Lc 12, 13-21
En aquel tiempo, dijo uno del público a Jesús:
-Maestro, dile a mi hermano que reparta
conmigo la herencia.
Él le contestó:
-Hombre, ¿quién me ha nombrado juez o
árbitro entre vosotros?
Y dijo a la gente:
-Mirad: guardaos de toda clase de codicia.
Pues, aunque uno ande sobrado, su vida no depende de sus bienes.
Y les propuso una parábola:
-Un hombre rico tuvo una gran cosecha. Y
empezó a echar cálculos:
«¿Qué haré? No tengo donde almacenar la cosecha. Y se dijo: Haré lo siguiente: derribaré los graneros y construiré otros más grandes, y almacenaré allí todo el grano y el resto de mi cosecha. Y entonces me diré a mí mismo: Hombre, tienes bienes acumulados para muchos años: túmbate, come, bebe y date buena vida». Pero Dios le dijo: «Necio, esta noche te van a exigir la vida Lo que has acumulado, ¿de quién será?». Así será el que amasa riqueza para sí y no es rico ante Dios.
COMENTARIO
A Jesús le buscaba la gente sencilla, la
gran multitud del pueblo; le entendían cuando les hablaba, porque usaba el
lenguaje sencillo y coloquial del pueblo; sus palabras eran claras y muy comprensibles,
acompañadas de imágenes tomadas de la vida; nadie regresaba a sus hogares
desilusionado, por no haberle entendido: «Nadie jamás habló así» –decían de él. Por
el contrario, los sacerdotes y maestros de la Ley aburrían al auditorio, su
lenguaje era culto, muy lejos de la lengua coloquial del pueblo sencillo; su
ciencia quedaba reducida a un pequeño círculo de oyentes de cierta cultura
religiosa; además lo que decían no les servía de gran ayuda para la vida,
porque los preceptos que enseñaban eran difíciles de entender y cumplir y ni
ellos mismos los practicaban –como el propio Jesús les critica.
San Lucas, en su evangelio, ha acertado a
reflejar el estilo sencillo y elocuente del Maestro. La parábola que nos ofrece
hoy no tiene desperdicio y es comprensible para el auditorio más exigente; al
mismo tiempo infunde esperanza en aquella pobre gente que se siente explotada
por los ricos. Jesús observa cómo los grandes terratenientes de las ciudades de
Tiberíades y Séforis acumulan riquezas sin que les preocupe lo más mínimo la
miseria de los pobres de las aldeas vecinas a los que ellos abruman con
impuestos. Jesús siente compasión y, de su corazón indignado, brota esta
parábola para consuelo de sus oyentes, en su mayoría pobres.
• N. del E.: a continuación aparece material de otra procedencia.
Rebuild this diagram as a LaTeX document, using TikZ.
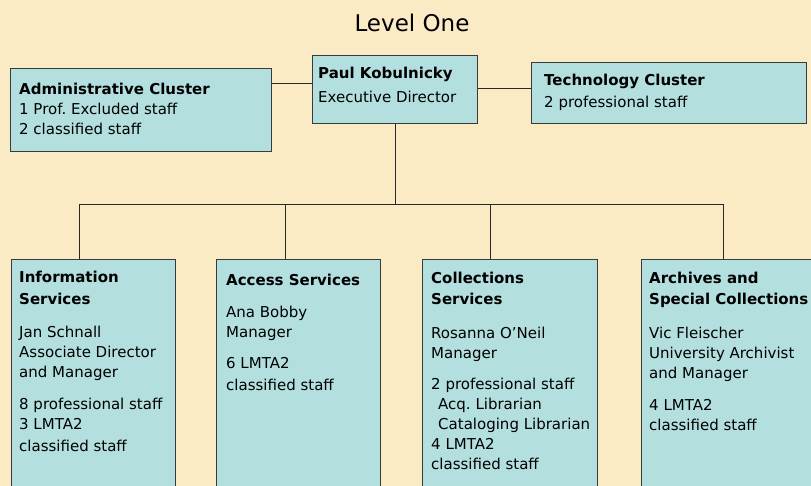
\documentclass[tikz,border=0pt]{standalone}
\usepackage{fontspec}
\setmainfont{DejaVu Sans}
\usetikzlibrary{positioning}
\frenchspacing

\definecolor{chartbg}{RGB}{251,235,197}
\definecolor{boxfill}{RGB}{179,223,223}
\definecolor{boxline}{RGB}{58,58,58}
\definecolor{linkcol}{RGB}{40,40,40}

\tikzset{
  unit/.style={draw=boxline, fill=boxfill, line width=1.4pt, rectangle,
    anchor=north west, inner sep=0pt},
  txt/.style={anchor=north west, inner sep=0pt, align=left,
    font=\fontsize{15}{20}\selectfont},
  link/.style={draw=linkcol, line width=1pt}
}

\begin{document}
\begin{tikzpicture}[x=1pt, y=-1pt]

  % Page
  \useasboundingbox (0,0) rectangle (811,486);
  \clip (0,0) rectangle (811,486);
  \fill[chartbg] (0,0) rectangle (811,486);

  % Title
  \node[font=\fontsize{23}{28}\selectfont, anchor=base] (title) at (412,32) {Level One};

  % Level one boxes
  \node[unit, minimum width=261pt, minimum height=83pt] (admin) at (10,68) {};
  \node[unit, minimum width=165pt, minimum height=68pt] (exec) at (312,55) {};
  \node[unit, minimum width=275pt, minimum height=61pt] (tech) at (531,62) {};

  \node[txt, below right=14.5pt and 9pt of admin.north west] (admintxt)
    {\textbf{Administrative Cluster}\\ 1 Prof. Excluded staff\\[0.5pt] 2 classified staff};
  \node[txt, below right=11.5pt and 6pt of exec.north west] (exectxt)
    {\textbf{Paul Kobulnicky}\\[4pt] Executive Director};
  \node[txt, below right=11.5pt and 13pt of tech.north west] (techtxt)
    {\textbf{Technology Cluster}\\[2pt] 2 professional staff};

  % Departments
  \node[unit, minimum width=164pt, minimum height=240pt] (info) at (11,259) {};
  \node[unit, minimum width=164pt, minimum height=240pt] (access) at (216,259) {};
  \node[unit, minimum width=175pt, minimum height=240pt] (coll) at (422,259) {};
  \node[unit, minimum width=180pt, minimum height=240pt] (arch) at (641,259) {};

  \node[txt, below right=11.5pt and 8pt of info.north west] (infotxt)
    {\textbf{Information}\\[2pt] \textbf{Services}\\[13pt]
     Jan Schnall\\ Associate Director\\ and Manager\\[12pt]
     8 professional staff\\ 3 LMTA2\\[2pt] classified staff};
  \node[txt, below right=15pt and 10pt of access.north west] (accesstxt)
    {\textbf{Access Services}\\[12pt]
     Ana Bobby\\ Manager\\[11pt]
     6 LMTA2\\[2pt] classified staff};
  \node[txt, below right=12.5pt and 9pt of coll.north west] (colltxt)
    {\textbf{Collections}\\[1pt] \textbf{Services}\\[14pt]
     Rosanna O'Neil\\ Manager\\[11pt]
     2 professional staff\\ \hspace*{7pt}Acq. Librarian\\
     \hspace*{7pt}Cataloging Librarian\\ 4 LMTA2\\ classified staff};
  \node[txt, below right=12.5pt and 8pt of arch.north west] (archtxt)
    {\textbf{Archives and}\\[1pt] \textbf{Special Collections}\\[14pt]
     Vic Fleischer\\ University Archivist\\ and Manager\\[12pt]
     4 LMTA2\\ classified staff};

  % Connectors
  \draw[link] ([yshift=6pt]exec.west) -- ([yshift=6pt]exec.west -| admin.east);
  \draw[link] ([yshift=1pt]exec.east) -- ([yshift=1pt]exec.east -| tech.west);

  \coordinate (bus) at (exec.south |- 0,205);
  \draw[link] (exec.south) -- (bus);
  \draw[link] (bus) -| ([xshift=-14pt]info.north);
  \draw[link] (bus) -| ([xshift=-13pt]access.north);
  \draw[link] (bus) -| ([xshift=-19.5pt]coll.north);
  \draw[link] (bus) -| ([xshift=-8pt]arch.north);

\end{tikzpicture}
\end{document}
El pobre suele ser desprendido y comparte
su miseria con alegría; dan con generosidad, de lo poco que tienen, a otros que
aún tienen menos que ellos. Recuerdo que hace ya algún tiempo, en la calle vi a
un indigente tocando una guitarra, un gorro en el suelo con unas monedas y un
perro fiel a su lado. Se acercó a él un conocido, tan necesitado como él, le
saludó y este le invitó a coger algo de lo recaudado hasta entonces. Recogió
unas monedas, le dio una palmada en la espalda mientras le agradecía el
donativo y siguió su camino.
Hoy nos advierte san Lucas que de nada
sirve poner nuestras esperanzas en el acaparar, amontonar dinero y bienes. Solo
quien pone su esperanza en Dios y comparte lo que tiene acierta en esta vida,
porque el día de la cuenta ante Dios tendrá recopilado un gran tesoro.
Observemos que este tesoro se agranda cuanto más compartimos generosamente con
los necesitados.
San Pablo recomienda a los colosenses, y
con ellos, a nosotros, buscar las cosas de arriba, atesorar en el cielo donde
la polilla no carcome los bienes acumulados. Nos aconseja abandonar la
impureza, la fornicación, la pasión, la codicia, la avaricia y la idolatría;
por el contrario, nos anima a adornarnos con la pureza, la honradez, la bondad,
la compasión, el desprendimiento: todas ellas son virtudes propias de los hijos
de Dios, con las que acumularemos un gran tesoro en el cielo.